> _Job_:
Starting with the line that contains "Write the Altair code for this chart." and stopping after the line that contains "eights = pd.DataFrame(rows)", output every line exactly as it stands.

> _Source code of charts_:
........
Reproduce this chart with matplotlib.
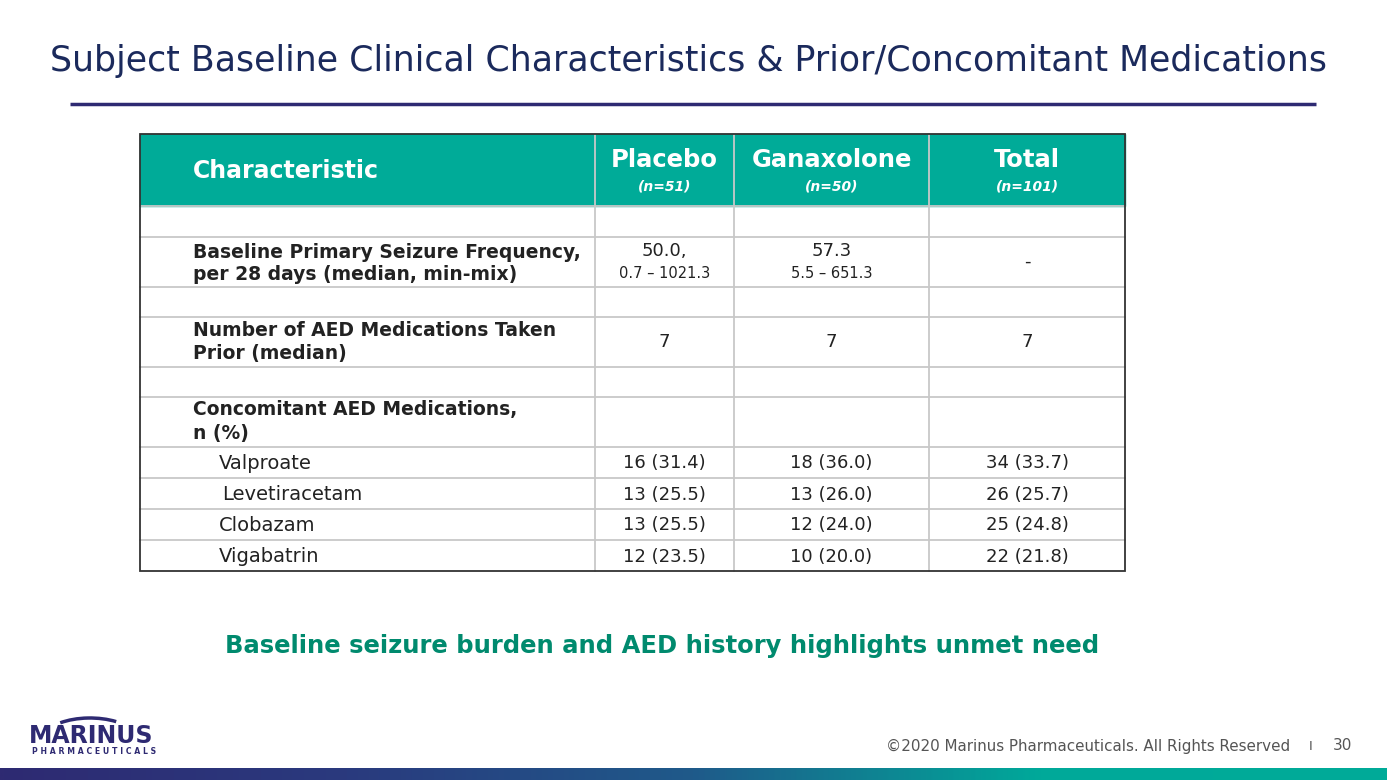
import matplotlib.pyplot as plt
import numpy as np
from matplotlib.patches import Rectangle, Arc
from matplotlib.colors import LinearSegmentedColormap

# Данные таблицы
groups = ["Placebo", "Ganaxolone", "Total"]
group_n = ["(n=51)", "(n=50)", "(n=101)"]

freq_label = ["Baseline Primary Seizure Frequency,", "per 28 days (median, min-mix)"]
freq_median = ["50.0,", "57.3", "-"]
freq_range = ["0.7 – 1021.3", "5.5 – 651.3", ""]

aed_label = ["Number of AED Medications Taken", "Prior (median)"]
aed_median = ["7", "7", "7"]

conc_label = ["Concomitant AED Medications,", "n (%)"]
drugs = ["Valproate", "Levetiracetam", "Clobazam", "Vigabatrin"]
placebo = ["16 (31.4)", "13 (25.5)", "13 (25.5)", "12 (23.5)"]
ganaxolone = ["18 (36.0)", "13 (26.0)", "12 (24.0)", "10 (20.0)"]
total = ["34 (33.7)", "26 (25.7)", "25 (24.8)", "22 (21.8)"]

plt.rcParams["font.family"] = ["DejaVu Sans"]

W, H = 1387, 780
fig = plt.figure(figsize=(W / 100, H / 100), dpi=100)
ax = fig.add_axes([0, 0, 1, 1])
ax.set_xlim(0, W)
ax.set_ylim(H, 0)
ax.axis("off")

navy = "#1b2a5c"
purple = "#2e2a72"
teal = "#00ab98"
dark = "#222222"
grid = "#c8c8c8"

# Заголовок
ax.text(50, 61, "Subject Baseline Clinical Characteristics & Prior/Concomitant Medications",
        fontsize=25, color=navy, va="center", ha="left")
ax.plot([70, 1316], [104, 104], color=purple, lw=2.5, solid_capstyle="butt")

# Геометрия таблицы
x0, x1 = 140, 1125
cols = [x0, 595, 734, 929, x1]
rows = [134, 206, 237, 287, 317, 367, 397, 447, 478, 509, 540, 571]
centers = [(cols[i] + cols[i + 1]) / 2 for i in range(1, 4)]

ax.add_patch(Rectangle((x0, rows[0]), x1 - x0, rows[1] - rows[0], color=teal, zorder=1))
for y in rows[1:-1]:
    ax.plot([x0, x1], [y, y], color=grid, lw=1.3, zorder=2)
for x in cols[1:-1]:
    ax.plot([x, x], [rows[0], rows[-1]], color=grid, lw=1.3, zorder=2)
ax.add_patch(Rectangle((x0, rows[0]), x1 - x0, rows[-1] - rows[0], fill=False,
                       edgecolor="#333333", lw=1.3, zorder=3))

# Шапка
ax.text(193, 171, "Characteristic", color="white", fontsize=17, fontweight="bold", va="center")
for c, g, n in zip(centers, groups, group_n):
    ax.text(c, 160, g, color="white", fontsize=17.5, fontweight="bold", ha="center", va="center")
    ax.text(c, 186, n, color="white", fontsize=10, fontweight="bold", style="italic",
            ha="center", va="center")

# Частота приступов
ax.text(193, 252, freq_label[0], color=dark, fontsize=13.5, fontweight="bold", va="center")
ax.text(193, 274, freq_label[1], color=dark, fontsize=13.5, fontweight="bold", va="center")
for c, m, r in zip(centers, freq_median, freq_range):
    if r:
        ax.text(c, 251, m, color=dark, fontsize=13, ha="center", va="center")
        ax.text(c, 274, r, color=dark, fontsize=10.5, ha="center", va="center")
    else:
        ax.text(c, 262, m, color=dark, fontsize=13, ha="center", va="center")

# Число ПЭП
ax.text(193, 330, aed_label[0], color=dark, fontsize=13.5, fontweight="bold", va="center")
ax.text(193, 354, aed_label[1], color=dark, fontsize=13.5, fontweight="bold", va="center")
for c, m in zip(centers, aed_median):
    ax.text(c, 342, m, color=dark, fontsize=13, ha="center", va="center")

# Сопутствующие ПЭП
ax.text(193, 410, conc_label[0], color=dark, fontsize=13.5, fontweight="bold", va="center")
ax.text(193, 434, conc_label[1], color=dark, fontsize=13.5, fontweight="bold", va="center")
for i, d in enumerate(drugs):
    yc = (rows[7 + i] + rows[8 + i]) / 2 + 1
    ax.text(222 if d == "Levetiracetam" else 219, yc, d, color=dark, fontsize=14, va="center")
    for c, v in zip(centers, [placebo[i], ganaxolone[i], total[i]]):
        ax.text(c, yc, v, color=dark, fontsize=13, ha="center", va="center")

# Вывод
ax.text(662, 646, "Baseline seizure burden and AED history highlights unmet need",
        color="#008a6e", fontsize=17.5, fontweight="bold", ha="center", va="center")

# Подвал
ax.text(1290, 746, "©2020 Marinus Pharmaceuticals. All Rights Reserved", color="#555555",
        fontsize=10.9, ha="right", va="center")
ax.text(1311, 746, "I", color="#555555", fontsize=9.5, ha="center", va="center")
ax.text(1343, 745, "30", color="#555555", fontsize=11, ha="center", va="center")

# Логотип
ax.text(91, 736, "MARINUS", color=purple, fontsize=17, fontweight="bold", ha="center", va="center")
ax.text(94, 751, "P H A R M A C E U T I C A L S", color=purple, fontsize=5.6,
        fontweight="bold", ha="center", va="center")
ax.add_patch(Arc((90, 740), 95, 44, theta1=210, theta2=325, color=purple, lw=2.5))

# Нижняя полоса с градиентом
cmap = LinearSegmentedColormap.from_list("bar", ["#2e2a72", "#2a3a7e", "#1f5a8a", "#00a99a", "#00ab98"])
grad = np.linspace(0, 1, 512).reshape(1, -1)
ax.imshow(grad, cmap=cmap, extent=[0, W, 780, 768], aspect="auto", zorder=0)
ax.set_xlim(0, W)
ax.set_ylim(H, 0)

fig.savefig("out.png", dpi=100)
........
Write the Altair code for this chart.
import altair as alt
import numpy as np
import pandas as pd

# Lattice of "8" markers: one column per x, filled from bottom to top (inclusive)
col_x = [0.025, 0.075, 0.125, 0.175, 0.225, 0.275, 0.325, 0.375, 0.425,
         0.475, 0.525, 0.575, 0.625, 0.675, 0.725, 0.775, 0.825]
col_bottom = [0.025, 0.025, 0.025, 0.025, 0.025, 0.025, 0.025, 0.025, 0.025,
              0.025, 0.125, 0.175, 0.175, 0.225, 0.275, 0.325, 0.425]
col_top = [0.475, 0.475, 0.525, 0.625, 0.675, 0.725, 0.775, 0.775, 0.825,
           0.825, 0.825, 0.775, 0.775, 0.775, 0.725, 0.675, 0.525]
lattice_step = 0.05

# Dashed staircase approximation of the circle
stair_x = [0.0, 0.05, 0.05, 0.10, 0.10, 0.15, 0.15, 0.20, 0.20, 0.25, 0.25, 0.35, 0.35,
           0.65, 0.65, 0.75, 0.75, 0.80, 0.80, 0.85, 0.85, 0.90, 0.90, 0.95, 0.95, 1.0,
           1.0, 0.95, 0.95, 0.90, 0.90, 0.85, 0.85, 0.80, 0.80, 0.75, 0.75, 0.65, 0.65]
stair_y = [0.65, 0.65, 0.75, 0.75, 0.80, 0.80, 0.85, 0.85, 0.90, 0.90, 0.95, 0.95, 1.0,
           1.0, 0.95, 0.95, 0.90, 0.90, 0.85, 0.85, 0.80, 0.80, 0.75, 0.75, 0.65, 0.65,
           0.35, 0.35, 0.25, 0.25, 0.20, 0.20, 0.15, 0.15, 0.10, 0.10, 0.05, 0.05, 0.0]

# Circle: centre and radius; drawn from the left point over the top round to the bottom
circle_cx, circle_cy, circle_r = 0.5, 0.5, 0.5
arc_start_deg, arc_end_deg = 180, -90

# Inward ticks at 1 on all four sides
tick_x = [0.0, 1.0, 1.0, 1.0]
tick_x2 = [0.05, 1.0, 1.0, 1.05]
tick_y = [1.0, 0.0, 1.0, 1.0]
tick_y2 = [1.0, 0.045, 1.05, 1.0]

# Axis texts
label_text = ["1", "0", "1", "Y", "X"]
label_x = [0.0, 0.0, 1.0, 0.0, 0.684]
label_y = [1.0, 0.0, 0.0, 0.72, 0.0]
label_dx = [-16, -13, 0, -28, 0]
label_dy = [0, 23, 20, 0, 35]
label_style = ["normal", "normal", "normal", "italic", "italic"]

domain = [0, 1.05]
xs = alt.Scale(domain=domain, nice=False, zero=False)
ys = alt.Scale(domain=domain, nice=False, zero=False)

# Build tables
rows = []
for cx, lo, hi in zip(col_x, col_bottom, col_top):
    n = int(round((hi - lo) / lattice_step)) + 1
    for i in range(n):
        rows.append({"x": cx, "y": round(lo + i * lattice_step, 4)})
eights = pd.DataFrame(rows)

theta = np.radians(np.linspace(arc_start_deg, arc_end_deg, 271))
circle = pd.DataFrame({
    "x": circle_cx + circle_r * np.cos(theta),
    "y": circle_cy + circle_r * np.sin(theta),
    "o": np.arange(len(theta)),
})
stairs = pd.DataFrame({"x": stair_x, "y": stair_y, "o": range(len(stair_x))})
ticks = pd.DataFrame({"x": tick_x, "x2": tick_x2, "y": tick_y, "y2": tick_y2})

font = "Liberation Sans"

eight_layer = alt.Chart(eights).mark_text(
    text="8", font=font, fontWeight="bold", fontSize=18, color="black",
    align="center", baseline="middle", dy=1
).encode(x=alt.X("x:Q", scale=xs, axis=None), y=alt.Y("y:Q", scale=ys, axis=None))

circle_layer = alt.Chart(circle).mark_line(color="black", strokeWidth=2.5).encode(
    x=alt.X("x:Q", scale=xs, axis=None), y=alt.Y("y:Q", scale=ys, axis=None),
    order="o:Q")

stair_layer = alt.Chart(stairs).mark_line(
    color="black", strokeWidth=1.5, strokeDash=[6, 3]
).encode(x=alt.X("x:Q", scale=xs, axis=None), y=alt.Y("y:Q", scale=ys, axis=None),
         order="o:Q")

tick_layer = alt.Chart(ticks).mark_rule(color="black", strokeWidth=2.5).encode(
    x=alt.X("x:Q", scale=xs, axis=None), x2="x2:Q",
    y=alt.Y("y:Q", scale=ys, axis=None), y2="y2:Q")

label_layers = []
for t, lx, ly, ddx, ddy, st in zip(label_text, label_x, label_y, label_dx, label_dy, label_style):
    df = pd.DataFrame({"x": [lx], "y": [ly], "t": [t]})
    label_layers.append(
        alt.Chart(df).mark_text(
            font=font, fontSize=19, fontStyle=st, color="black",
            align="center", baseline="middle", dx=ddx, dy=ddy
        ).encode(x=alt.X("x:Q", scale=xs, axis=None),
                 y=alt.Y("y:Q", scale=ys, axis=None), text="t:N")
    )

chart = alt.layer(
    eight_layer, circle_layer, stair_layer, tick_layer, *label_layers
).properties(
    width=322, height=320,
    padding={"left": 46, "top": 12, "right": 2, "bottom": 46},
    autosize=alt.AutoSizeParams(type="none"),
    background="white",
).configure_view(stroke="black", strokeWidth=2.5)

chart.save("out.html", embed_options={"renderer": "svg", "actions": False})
........
> _Complete response_:
Write the Altair code for this chart.
import altair as alt
import numpy as np
import pandas as pd

# Lattice of "8" markers: one column per x, filled from bottom to top (inclusive)
col_x = [0.025, 0.075, 0.125, 0.175, 0.225, 0.275, 0.325, 0.375, 0.425,
         0.475, 0.525, 0.575, 0.625, 0.675, 0.725, 0.775, 0.825]
col_bottom = [0.025, 0.025, 0.025, 0.025, 0.025, 0.025, 0.025, 0.025, 0.025,
              0.025, 0.125, 0.175, 0.175, 0.225, 0.275, 0.325, 0.425]
col_top = [0.475, 0.475, 0.525, 0.625, 0.675, 0.725, 0.775, 0.775, 0.825,
           0.825, 0.825, 0.775, 0.775, 0.775, 0.725, 0.675, 0.525]
lattice_step = 0.05

# Dashed staircase approximation of the circle
stair_x = [0.0, 0.05, 0.05, 0.10, 0.10, 0.15, 0.15, 0.20, 0.20, 0.25, 0.25, 0.35, 0.35,
           0.65, 0.65, 0.75, 0.75, 0.80, 0.80, 0.85, 0.85, 0.90, 0.90, 0.95, 0.95, 1.0,
           1.0, 0.95, 0.95, 0.90, 0.90, 0.85, 0.85, 0.80, 0.80, 0.75, 0.75, 0.65, 0.65]
stair_y = [0.65, 0.65, 0.75, 0.75, 0.80, 0.80, 0.85, 0.85, 0.90, 0.90, 0.95, 0.95, 1.0,
           1.0, 0.95, 0.95, 0.90, 0.90, 0.85, 0.85, 0.80, 0.80, 0.75, 0.75, 0.65, 0.65,
           0.35, 0.35, 0.25, 0.25, 0.20, 0.20, 0.15, 0.15, 0.10, 0.10, 0.05, 0.05, 0.0]

# Circle: centre and radius; drawn from the left point over the top round to the bottom
circle_cx, circle_cy, circle_r = 0.5, 0.5, 0.5
arc_start_deg, arc_end_deg = 180, -90

# Inward ticks at 1 on all four sides
tick_x = [0.0, 1.0, 1.0, 1.0]
tick_x2 = [0.05, 1.0, 1.0, 1.05]
tick_y = [1.0, 0.0, 1.0, 1.0]
tick_y2 = [1.0, 0.045, 1.05, 1.0]

# Axis texts
label_text = ["1", "0", "1", "Y", "X"]
label_x = [0.0, 0.0, 1.0, 0.0, 0.684]
label_y = [1.0, 0.0, 0.0, 0.72, 0.0]
label_dx = [-16, -13, 0, -28, 0]
label_dy = [0, 23, 20, 0, 35]
label_style = ["normal", "normal", "normal", "italic", "italic"]

domain = [0, 1.05]
xs = alt.Scale(domain=domain, nice=False, zero=False)
ys = alt.Scale(domain=domain, nice=False, zero=False)

# Build tables
rows = []
for cx, lo, hi in zip(col_x, col_bottom, col_top):
    n = int(round((hi - lo) / lattice_step)) + 1
    for i in range(n):
        rows.append({"x": cx, "y": round(lo + i * lattice_step, 4)})
eights = pd.DataFrame(rows)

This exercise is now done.